Plotting code records
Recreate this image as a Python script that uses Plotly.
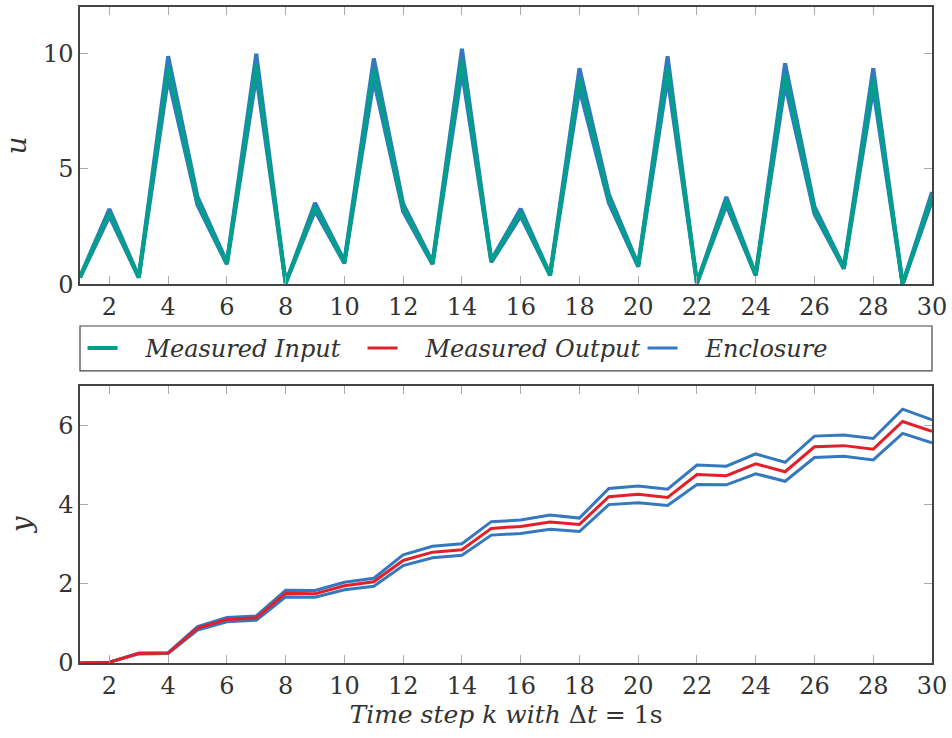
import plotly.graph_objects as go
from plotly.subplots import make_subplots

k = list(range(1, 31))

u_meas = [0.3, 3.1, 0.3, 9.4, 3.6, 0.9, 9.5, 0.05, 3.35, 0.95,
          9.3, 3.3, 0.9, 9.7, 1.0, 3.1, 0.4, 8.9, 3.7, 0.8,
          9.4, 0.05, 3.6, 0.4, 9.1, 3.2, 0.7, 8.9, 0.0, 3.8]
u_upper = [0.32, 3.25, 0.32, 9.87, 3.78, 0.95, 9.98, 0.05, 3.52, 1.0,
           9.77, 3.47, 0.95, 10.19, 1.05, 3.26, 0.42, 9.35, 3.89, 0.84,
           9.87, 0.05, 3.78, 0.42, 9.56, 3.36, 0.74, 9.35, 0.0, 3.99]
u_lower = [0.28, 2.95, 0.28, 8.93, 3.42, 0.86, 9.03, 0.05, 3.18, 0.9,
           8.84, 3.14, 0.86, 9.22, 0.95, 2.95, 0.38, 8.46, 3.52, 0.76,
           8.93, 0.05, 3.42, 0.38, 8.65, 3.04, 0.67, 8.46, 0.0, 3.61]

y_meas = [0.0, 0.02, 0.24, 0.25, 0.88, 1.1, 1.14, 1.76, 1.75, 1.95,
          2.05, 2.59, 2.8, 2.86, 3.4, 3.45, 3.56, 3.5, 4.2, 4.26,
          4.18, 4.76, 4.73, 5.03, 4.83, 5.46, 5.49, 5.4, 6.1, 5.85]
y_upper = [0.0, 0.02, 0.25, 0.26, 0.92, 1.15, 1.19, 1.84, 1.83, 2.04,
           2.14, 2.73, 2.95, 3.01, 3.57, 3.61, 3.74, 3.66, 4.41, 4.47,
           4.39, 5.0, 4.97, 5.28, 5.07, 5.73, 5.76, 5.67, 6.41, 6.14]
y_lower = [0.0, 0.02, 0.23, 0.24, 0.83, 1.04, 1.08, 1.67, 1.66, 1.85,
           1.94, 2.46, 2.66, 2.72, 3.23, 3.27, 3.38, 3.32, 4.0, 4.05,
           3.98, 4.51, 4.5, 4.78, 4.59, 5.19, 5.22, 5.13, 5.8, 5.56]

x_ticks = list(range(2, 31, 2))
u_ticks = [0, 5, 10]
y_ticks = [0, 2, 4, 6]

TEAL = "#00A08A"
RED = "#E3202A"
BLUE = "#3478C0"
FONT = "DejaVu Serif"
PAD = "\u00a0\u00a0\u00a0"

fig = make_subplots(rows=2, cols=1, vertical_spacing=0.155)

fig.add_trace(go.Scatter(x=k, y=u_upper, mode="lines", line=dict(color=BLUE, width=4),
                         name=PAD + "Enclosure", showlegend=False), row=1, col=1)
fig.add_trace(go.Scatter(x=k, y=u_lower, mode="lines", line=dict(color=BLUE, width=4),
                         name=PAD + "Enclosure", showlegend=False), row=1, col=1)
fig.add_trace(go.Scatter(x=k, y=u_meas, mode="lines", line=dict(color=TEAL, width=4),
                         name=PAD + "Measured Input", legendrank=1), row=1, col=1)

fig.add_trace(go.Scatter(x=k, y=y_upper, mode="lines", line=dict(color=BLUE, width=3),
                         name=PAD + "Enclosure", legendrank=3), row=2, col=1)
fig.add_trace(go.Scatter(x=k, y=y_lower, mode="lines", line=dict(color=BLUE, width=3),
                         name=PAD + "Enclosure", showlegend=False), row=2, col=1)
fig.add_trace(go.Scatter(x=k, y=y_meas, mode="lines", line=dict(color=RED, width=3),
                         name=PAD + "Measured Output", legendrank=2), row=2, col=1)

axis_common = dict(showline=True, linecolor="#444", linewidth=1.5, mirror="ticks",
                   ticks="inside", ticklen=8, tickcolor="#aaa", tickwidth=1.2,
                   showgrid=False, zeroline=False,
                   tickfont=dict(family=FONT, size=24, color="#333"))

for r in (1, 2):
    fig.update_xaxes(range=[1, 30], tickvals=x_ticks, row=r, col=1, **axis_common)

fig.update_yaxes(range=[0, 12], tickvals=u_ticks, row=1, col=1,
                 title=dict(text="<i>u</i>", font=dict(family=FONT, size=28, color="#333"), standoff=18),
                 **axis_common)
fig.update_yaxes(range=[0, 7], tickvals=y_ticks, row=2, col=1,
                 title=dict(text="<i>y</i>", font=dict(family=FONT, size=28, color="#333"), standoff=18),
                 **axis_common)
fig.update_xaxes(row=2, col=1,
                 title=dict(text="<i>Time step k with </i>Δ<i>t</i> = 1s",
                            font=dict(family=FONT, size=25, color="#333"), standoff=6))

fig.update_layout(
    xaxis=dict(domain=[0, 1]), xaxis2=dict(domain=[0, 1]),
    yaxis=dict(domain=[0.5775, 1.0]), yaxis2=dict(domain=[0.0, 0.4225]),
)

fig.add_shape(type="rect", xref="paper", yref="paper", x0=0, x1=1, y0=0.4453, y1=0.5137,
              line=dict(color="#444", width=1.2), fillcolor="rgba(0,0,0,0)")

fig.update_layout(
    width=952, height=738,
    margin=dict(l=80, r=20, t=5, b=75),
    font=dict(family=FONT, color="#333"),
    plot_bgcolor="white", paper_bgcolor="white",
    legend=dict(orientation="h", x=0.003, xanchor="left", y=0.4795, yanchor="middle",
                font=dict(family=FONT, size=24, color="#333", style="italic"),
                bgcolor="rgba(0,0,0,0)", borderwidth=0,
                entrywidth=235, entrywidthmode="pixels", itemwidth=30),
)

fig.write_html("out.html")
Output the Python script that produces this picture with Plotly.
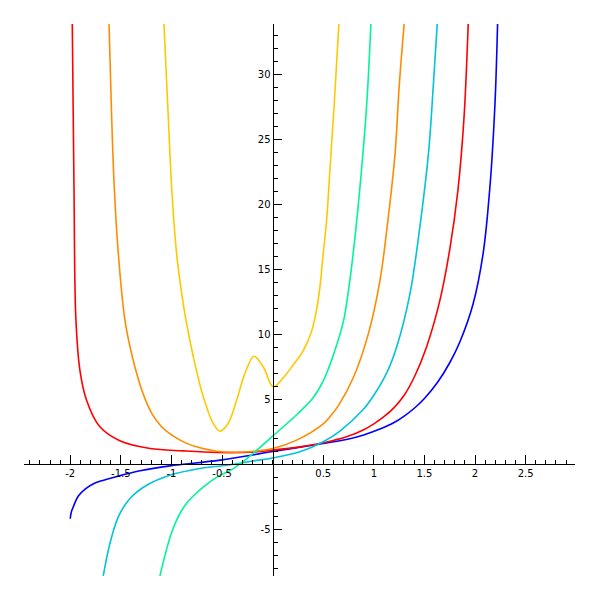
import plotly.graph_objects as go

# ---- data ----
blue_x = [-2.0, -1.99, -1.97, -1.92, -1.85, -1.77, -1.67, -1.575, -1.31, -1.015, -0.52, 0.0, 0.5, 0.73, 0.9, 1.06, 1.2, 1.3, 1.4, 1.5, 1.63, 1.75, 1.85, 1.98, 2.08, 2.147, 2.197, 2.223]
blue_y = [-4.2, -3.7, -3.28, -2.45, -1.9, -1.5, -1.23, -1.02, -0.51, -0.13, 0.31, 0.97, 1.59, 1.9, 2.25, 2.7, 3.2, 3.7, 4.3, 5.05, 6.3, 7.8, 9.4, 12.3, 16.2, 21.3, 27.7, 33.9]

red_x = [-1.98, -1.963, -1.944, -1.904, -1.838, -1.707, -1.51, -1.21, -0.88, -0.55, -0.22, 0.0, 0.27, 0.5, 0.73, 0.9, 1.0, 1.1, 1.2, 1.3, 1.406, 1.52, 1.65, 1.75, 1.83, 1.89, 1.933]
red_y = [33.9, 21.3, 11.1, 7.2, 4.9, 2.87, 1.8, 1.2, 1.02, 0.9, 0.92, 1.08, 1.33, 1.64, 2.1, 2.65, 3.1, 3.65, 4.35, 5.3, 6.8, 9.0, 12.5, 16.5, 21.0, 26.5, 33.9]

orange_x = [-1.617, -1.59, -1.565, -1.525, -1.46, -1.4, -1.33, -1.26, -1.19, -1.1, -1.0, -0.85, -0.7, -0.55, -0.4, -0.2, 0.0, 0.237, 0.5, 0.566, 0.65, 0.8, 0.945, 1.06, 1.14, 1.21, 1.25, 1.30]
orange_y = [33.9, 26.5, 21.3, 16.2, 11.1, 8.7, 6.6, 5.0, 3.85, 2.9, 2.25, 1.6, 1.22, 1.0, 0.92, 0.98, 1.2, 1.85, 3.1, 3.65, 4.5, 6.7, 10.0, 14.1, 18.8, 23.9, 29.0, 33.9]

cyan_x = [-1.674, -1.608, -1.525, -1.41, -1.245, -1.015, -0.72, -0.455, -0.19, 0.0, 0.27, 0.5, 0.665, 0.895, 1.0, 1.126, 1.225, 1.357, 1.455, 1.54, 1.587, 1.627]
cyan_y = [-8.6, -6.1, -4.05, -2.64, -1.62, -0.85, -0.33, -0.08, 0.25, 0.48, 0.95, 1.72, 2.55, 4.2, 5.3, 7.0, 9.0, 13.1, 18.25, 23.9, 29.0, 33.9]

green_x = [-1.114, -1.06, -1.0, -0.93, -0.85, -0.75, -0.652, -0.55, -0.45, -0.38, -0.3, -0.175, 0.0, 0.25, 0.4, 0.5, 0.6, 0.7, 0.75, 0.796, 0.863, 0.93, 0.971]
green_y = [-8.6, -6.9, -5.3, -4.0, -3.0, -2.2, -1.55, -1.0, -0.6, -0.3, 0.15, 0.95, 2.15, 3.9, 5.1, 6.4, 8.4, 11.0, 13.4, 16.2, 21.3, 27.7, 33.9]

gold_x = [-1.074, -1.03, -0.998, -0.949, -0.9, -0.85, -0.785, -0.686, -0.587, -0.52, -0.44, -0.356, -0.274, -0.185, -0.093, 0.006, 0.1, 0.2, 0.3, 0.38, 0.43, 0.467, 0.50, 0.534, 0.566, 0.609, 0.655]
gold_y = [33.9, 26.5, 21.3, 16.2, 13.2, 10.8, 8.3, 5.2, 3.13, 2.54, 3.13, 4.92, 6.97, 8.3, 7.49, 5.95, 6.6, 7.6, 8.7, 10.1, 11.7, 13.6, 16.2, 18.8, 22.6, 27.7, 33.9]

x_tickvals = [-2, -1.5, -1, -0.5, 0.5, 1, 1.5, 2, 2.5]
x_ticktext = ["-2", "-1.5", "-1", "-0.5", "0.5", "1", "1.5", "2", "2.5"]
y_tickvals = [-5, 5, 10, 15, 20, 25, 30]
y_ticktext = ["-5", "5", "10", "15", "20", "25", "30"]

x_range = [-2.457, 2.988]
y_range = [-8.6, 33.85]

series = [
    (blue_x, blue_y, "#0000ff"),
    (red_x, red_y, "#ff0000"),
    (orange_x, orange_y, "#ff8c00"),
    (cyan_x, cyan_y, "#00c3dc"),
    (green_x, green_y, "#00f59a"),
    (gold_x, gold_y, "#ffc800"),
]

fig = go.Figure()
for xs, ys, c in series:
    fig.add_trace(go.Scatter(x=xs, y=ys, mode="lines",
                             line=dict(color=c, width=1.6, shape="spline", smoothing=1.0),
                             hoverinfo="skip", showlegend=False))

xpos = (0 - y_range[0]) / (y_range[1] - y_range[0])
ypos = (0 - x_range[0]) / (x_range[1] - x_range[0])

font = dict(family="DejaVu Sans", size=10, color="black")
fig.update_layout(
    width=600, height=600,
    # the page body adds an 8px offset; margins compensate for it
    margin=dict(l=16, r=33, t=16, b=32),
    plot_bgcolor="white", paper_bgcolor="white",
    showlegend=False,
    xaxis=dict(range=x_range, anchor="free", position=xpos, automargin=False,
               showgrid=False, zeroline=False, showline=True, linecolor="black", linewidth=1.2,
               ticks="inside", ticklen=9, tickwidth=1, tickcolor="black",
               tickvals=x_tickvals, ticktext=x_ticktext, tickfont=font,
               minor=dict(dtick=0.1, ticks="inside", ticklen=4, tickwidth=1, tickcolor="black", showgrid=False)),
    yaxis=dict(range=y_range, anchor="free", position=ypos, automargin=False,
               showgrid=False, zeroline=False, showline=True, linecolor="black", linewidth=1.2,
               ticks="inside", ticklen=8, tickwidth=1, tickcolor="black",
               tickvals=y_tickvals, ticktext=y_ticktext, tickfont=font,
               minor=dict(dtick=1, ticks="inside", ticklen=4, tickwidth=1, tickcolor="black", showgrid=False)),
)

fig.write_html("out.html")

▸ PROBLEM
Give again, exactly as written above, every line from the one holding "Output the Python" to the one holding "12.3, 16.2, 21.3, 27.7, 33.9]", with both ends kept and the pictures left out.

▸ EXERCISE SOLUTION
Output the Python script that produces this picture with Plotly.
import plotly.graph_objects as go

# ---- data ----
blue_x = [-2.0, -1.99, -1.97, -1.92, -1.85, -1.77, -1.67, -1.575, -1.31, -1.015, -0.52, 0.0, 0.5, 0.73, 0.9, 1.06, 1.2, 1.3, 1.4, 1.5, 1.63, 1.75, 1.85, 1.98, 2.08, 2.147, 2.197, 2.223]
blue_y = [-4.2, -3.7, -3.28, -2.45, -1.9, -1.5, -1.23, -1.02, -0.51, -0.13, 0.31, 0.97, 1.59, 1.9, 2.25, 2.7, 3.2, 3.7, 4.3, 5.05, 6.3, 7.8, 9.4, 12.3, 16.2, 21.3, 27.7, 33.9]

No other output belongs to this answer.